List, from the lines below, each one with "seaborn" in it.
=====
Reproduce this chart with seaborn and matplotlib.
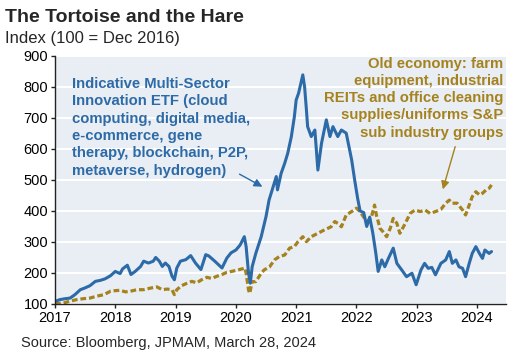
import pandas as pd
import matplotlib
matplotlib.use("Agg")
import matplotlib.pyplot as plt
import seaborn as sns

# Indicative multi-sector innovation ETF (index, 100 = Dec 2016)
hare_year = [2017.00, 2017.08, 2017.17, 2017.25, 2017.33, 2017.42, 2017.50, 2017.58,
             2017.67, 2017.75, 2017.83, 2017.92, 2018.00, 2018.08, 2018.12, 2018.20,
             2018.26, 2018.33, 2018.42, 2018.47, 2018.55, 2018.63, 2018.67, 2018.73,
             2018.78, 2018.83, 2018.89, 2018.94, 2018.98, 2019.02, 2019.08, 2019.17,
             2019.25, 2019.33, 2019.42, 2019.50, 2019.55, 2019.65, 2019.77, 2019.85,
             2019.92, 2020.00, 2020.07, 2020.14, 2020.17, 2020.21, 2020.24, 2020.27,
             2020.33, 2020.42, 2020.50, 2020.55, 2020.61, 2020.67, 2020.69, 2020.75,
             2020.81, 2020.86, 2020.92, 2020.97, 2021.00, 2021.04, 2021.11, 2021.14,
             2021.17, 2021.19, 2021.25, 2021.31, 2021.36, 2021.42, 2021.50, 2021.56,
             2021.61, 2021.69, 2021.75, 2021.83, 2021.92, 2021.97, 2022.02, 2022.06,
             2022.12, 2022.17, 2022.22, 2022.27, 2022.32, 2022.36, 2022.42, 2022.47,
             2022.53, 2022.61, 2022.67, 2022.75, 2022.83, 2022.92, 2022.99, 2023.07,
             2023.13, 2023.19, 2023.25, 2023.31, 2023.40, 2023.48, 2023.54, 2023.59,
             2023.65, 2023.70, 2023.76, 2023.81, 2023.87, 2023.92, 2023.98, 2024.04,
             2024.09, 2024.13, 2024.20, 2024.24]
hare_value = [108, 114, 117, 119, 130, 146, 152, 159,
              173, 176, 181, 191, 205, 198, 213, 225,
              195, 205, 221, 238, 232, 238, 250, 238,
              221, 232, 221, 190, 178, 216, 238, 243,
              256, 232, 211, 259, 255, 238, 216, 248,
              265, 274, 290, 317, 285, 199, 167, 220,
              263, 317, 382, 435, 473, 511, 468, 521,
              554, 586, 640, 704, 758, 780, 839, 800,
              726, 672, 640, 661, 532, 618, 694, 640,
              672, 640, 661, 651, 565, 500, 440, 400,
              395, 350, 380, 330, 265, 205, 242, 220,
              247, 280, 231, 210, 188, 199, 162, 210,
              231, 215, 218, 194, 231, 242, 269, 231,
              242, 220, 215, 188, 231, 263, 285, 263,
              247, 274, 263, 269]

# Old economy basket: farm equipment, industrial REITs, office cleaning supplies/uniforms
tortoise_year = [2017.00, 2017.14, 2017.25, 2017.36, 2017.47, 2017.58, 2017.69, 2017.81,
                 2017.92, 2018.00, 2018.08, 2018.17, 2018.25, 2018.36, 2018.47, 2018.58,
                 2018.69, 2018.78, 2018.86, 2018.94, 2018.98, 2019.02, 2019.10, 2019.18,
                 2019.27, 2019.35, 2019.43, 2019.52, 2019.60, 2019.68, 2019.77, 2019.85,
                 2019.93, 2020.02, 2020.10, 2020.15, 2020.17, 2020.21, 2020.23, 2020.27,
                 2020.33, 2020.42, 2020.47, 2020.56, 2020.64, 2020.72, 2020.81, 2020.89,
                 2020.97, 2021.03, 2021.11, 2021.17, 2021.25, 2021.36, 2021.47, 2021.58,
                 2021.64, 2021.69, 2021.75, 2021.83, 2021.92, 2022.00, 2022.06, 2022.12,
                 2022.19, 2022.25, 2022.30, 2022.33, 2022.36, 2022.39, 2022.44, 2022.50,
                 2022.56, 2022.61, 2022.67, 2022.72, 2022.81, 2022.89, 2022.97, 2023.06,
                 2023.14, 2023.22, 2023.31, 2023.40, 2023.48, 2023.54, 2023.59, 2023.67,
                 2023.76, 2023.81, 2023.87, 2023.92, 2023.98, 2024.04, 2024.09, 2024.15,
                 2024.20, 2024.24]
tortoise_value = [101, 103, 109, 114, 117, 119, 125, 130,
                  141, 143, 144, 139, 141, 146, 146, 151,
                  155, 146, 148, 146, 130, 146, 159, 166,
                  173, 168, 178, 186, 182, 189, 195, 202,
                  205, 209, 213, 216, 199, 145, 134, 172,
                  172, 199, 210, 220, 242, 253, 258, 280,
                  285, 301, 317, 301, 317, 328, 339, 349,
                  366, 360, 349, 387, 398, 409, 398, 380,
                  366, 382, 419, 387, 366, 344, 333, 317,
                  344, 376, 360, 328, 360, 392, 403, 398,
                  403, 392, 398, 405, 425, 435, 425, 425,
                  403, 387, 419, 446, 462, 452, 457, 468,
                  473, 484]

BLUE = "#2D6AA8"
GOLD = "#A5821E"

hare = pd.DataFrame({"year": hare_year, "value": hare_value})
tortoise = pd.DataFrame({"year": tortoise_year, "value": tortoise_value})

sns.set_theme(style="whitegrid", rc={"axes.facecolor": "#E8EEF3", "grid.color": "white"})
plt.rcParams["font.family"] = ["Liberation Sans", "DejaVu Sans"]

fig = plt.figure(figsize=(5.16, 3.61), dpi=100)
ax = fig.add_axes([0.1066, 0.158, 0.874, 0.687])

sns.lineplot(data=tortoise, x="year", y="value", color=GOLD, lw=2.3,
             linestyle=(0, (1.8, 0.9)), ax=ax)
sns.lineplot(data=hare, x="year", y="value", color=BLUE, lw=2.2, ax=ax)

ax.set_xlim(2017.0, 2024.48)
ax.set_ylim(100, 900)
ax.set_xticks(range(2017, 2025))
ax.set_yticks(range(100, 1000, 100))
ax.set_xlabel("")
ax.set_ylabel("")
ax.grid(axis="x", visible=False)
ax.grid(axis="y", color="white", lw=1.5)
for side in ["top", "right"]:
    ax.spines[side].set_visible(False)
for side in ["left", "bottom"]:
    ax.spines[side].set_color("#222222")
    ax.spines[side].set_linewidth(1.0)
ax.tick_params(axis="both", direction="out", length=3, width=1, color="#222222",
               labelsize=10.5, labelcolor="black", pad=2, left=True, bottom=True)

ax.text(2017.28, 832, "Indicative Multi-Sector\nInnovation ETF (cloud\ncomputing, digital media,\n"
        "e-commerce, gene\ntherapy, blockchain, P2P,\nmetaverse, hydrogen)",
        color=BLUE, fontsize=10.7, fontweight="bold", ha="left", va="top", linespacing=1.3)
ax.annotate("", xy=(2020.48, 474), xytext=(2020.02, 523),
            arrowprops=dict(arrowstyle="-|>", color=BLUE, lw=1, mutation_scale=12))

ax.text(2024.43, 898, "Old economy: farm\nequipment, industrial\nREITs and office cleaning\n"
        "supplies/uniforms S&P\nsub industry groups",
        color=GOLD, fontsize=10.7, fontweight="bold", ha="right", va="top",
        multialignment="right", linespacing=1.3)
ax.annotate("", xy=(2023.42, 461), xytext=(2023.65, 616),
            arrowprops=dict(arrowstyle="-|>", color=GOLD, lw=1, mutation_scale=12))

fig.text(5 / 516, 1 - 17 / 361, "The Tortoise and the Hare", fontsize=14,
         fontweight="bold", va="center", ha="left")
fig.text(5 / 516, 1 - 38 / 361, "Index (100 = Dec 2016)", fontsize=12,
         va="center", ha="left")
fig.text(21 / 516, 1 - 343 / 361, "Source: Bloomberg, JPMAM, March 28, 2024",
         fontsize=10.5, va="center", ha="left")

fig.savefig("out.png", dpi=100)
=====
▸ **Exercise output**:
Reproduce this chart with seaborn and matplotlib.
import seaborn as sns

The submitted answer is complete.